[Exercise] Make an exact transcription of the material, leaving out all images.

[Provided data]
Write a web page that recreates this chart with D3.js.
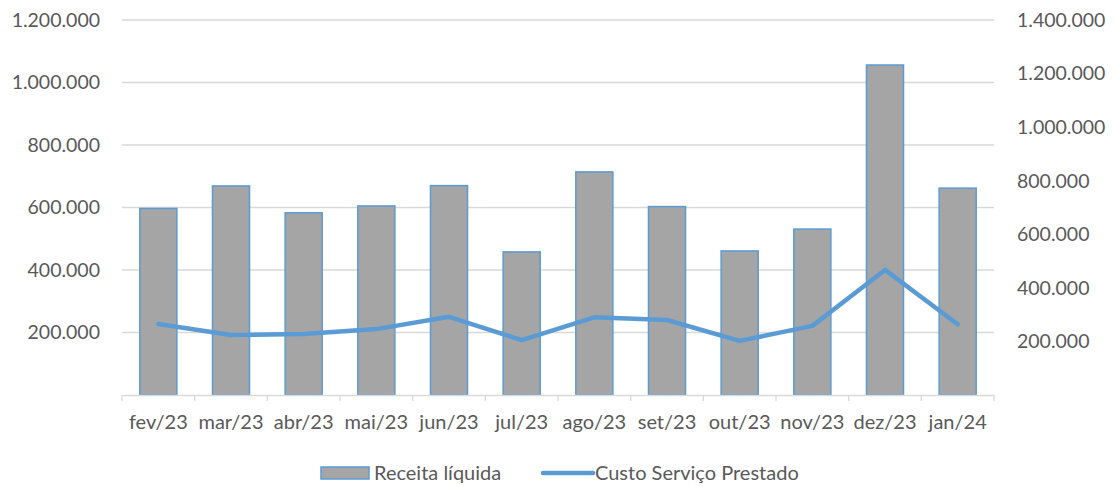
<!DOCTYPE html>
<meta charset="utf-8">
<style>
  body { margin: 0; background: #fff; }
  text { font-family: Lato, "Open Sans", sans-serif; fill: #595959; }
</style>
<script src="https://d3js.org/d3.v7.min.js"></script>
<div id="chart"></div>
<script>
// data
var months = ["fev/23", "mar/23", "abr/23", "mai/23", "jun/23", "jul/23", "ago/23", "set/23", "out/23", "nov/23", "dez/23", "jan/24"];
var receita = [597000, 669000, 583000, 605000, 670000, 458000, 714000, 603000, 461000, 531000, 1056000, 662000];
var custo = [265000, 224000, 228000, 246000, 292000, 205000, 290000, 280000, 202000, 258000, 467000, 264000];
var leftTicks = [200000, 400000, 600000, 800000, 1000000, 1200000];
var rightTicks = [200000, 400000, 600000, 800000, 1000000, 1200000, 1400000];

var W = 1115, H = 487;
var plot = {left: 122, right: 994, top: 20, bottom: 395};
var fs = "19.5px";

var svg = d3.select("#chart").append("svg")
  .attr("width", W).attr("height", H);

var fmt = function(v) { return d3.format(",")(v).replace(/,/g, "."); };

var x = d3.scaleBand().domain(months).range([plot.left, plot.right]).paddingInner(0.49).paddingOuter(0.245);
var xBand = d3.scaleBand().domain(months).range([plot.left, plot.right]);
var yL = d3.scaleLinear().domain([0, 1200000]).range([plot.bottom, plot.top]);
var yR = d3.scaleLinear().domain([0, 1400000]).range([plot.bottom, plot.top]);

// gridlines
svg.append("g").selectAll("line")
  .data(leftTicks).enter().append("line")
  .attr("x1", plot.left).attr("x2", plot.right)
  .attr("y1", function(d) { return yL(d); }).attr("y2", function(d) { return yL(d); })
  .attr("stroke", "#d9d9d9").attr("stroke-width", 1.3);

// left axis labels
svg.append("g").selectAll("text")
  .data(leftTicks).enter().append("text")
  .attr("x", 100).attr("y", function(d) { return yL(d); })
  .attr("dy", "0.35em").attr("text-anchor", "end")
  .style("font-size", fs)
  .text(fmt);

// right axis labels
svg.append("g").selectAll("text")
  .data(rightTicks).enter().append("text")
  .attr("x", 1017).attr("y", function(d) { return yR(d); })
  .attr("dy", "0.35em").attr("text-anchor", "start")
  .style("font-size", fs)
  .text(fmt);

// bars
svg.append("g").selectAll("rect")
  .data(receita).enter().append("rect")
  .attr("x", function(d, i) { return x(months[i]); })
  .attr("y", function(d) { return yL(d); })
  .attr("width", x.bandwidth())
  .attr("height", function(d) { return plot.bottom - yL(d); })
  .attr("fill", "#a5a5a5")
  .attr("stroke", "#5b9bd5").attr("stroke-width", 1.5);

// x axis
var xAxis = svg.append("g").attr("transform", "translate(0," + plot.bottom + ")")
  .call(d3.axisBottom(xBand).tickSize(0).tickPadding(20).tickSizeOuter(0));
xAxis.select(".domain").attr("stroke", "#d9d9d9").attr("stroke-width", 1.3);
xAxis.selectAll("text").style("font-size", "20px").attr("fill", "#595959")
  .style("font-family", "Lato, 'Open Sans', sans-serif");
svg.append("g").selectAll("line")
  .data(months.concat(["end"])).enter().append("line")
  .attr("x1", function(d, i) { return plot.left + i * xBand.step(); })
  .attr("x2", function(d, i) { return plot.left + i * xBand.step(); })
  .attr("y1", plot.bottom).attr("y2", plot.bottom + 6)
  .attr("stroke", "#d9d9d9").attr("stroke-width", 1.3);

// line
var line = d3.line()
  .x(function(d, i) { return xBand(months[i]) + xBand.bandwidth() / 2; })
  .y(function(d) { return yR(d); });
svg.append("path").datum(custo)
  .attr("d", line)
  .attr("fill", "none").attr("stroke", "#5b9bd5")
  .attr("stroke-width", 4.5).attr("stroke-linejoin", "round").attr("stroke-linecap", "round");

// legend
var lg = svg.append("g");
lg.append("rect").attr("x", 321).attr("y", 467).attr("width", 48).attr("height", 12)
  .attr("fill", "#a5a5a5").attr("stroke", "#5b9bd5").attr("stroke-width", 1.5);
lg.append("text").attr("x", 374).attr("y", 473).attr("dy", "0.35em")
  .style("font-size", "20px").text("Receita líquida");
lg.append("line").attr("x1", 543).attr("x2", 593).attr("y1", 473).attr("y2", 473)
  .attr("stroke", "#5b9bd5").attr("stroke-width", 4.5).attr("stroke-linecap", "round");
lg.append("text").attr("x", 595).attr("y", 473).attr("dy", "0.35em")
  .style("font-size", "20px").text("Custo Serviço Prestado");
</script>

[Complete answer]
Write a web page that recreates this chart with D3.js.
<!DOCTYPE html>
<meta charset="utf-8">
<style>
  body { margin: 0; background: #fff; }
  text { font-family: Lato, "Open Sans", sans-serif; fill: #595959; }
</style>
<script src="https://d3js.org/d3.v7.min.js"></script>
<div id="chart"></div>
<script>
// data
var months = ["fev/23", "mar/23", "abr/23", "mai/23", "jun/23", "jul/23", "ago/23", "set/23", "out/23", "nov/23", "dez/23", "jan/24"];
var receita = [597000, 669000, 583000, 605000, 670000, 458000, 714000, 603000, 461000, 531000, 1056000, 662000];
var custo = [265000, 224000, 228000, 246000, 292000, 205000, 290000, 280000, 202000, 258000, 467000, 264000];
var leftTicks = [200000, 400000, 600000, 800000, 1000000, 1200000];
var rightTicks = [200000, 400000, 600000, 800000, 1000000, 1200000, 1400000];

var W = 1115, H = 487;
var plot = {left: 122, right: 994, top: 20, bottom: 395};
var fs = "19.5px";

var svg = d3.select("#chart").append("svg")
  .attr("width", W).attr("height", H);

var fmt = function(v) { return d3.format(",")(v).replace(/,/g, "."); };

var x = d3.scaleBand().domain(months).range([plot.left, plot.right]).paddingInner(0.49).paddingOuter(0.245);
var xBand = d3.scaleBand().domain(months).range([plot.left, plot.right]);
var yL = d3.scaleLinear().domain([0, 1200000]).range([plot.bottom, plot.top]);
var yR = d3.scaleLinear().domain([0, 1400000]).range([plot.bottom, plot.top]);

// gridlines
svg.append("g").selectAll("line")
  .data(leftTicks).enter().append("line")
  .attr("x1", plot.left).attr("x2", plot.right)
  .attr("y1", function(d) { return yL(d); }).attr("y2", function(d) { return yL(d); })
  .attr("stroke", "#d9d9d9").attr("stroke-width", 1.3);

// left axis labels
svg.append("g").selectAll("text")
  .data(leftTicks).enter().append("text")
  .attr("x", 100).attr("y", function(d) { return yL(d); })
  .attr("dy", "0.35em").attr("text-anchor", "end")
  .style("font-size", fs)
  .text(fmt);

// right axis labels
svg.append("g").selectAll("text")
  .data(rightTicks).enter().append("text")
  .attr("x", 1017).attr("y", function(d) { return yR(d); })
  .attr("dy", "0.35em").attr("text-anchor", "start")
  .style("font-size", fs)
  .text(fmt);

// bars
svg.append("g").selectAll("rect")
  .data(receita).enter().append("rect")
  .attr("x", function(d, i) { return x(months[i]); })
  .attr("y", function(d) { return yL(d); })
  .attr("width", x.bandwidth())
  .attr("height", function(d) { return plot.bottom - yL(d); })
  .attr("fill", "#a5a5a5")
  .attr("stroke", "#5b9bd5").attr("stroke-width", 1.5);

// x axis
var xAxis = svg.append("g").attr("transform", "translate(0," + plot.bottom + ")")
  .call(d3.axisBottom(xBand).tickSize(0).tickPadding(20).tickSizeOuter(0));
xAxis.select(".domain").attr("stroke", "#d9d9d9").attr("stroke-width", 1.3);
xAxis.selectAll("text").style("font-size", "20px").attr("fill", "#595959")
  .style("font-family", "Lato, 'Open Sans', sans-serif");
svg.append("g").selectAll("line")
  .data(months.concat(["end"])).enter().append("line")
  .attr("x1", function(d, i) { return plot.left + i * xBand.step(); })
  .attr("x2", function(d, i) { return plot.left + i * xBand.step(); })
  .attr("y1", plot.bottom).attr("y2", plot.bottom + 6)
  .attr("stroke", "#d9d9d9").attr("stroke-width", 1.3);

// line
var line = d3.line()
  .x(function(d, i) { return xBand(months[i]) + xBand.bandwidth() / 2; })
  .y(function(d) { return yR(d); });
svg.append("path").datum(custo)
  .attr("d", line)
  .attr("fill", "none").attr("stroke", "#5b9bd5")
  .attr("stroke-width", 4.5).attr("stroke-linejoin", "round").attr("stroke-linecap", "round");

// legend
var lg = svg.append("g");
lg.append("rect").attr("x", 321).attr("y", 467).attr("width", 48).attr("height", 12)
  .attr("fill", "#a5a5a5").attr("stroke", "#5b9bd5").attr("stroke-width", 1.5);
lg.append("text").attr("x", 374).attr("y", 473).attr("dy", "0.35em")
  .style("font-size", "20px").text("Receita líquida");
lg.append("line").attr("x1", 543).attr("x2", 593).attr("y1", 473).attr("y2", 473)
  .attr("stroke", "#5b9bd5").attr("stroke-width", 4.5).attr("stroke-linecap", "round");
lg.append("text").attr("x", 595).attr("y", 473).attr("dy", "0.35em")
  .style("font-size", "20px").text("Custo Serviço Prestado");
</script>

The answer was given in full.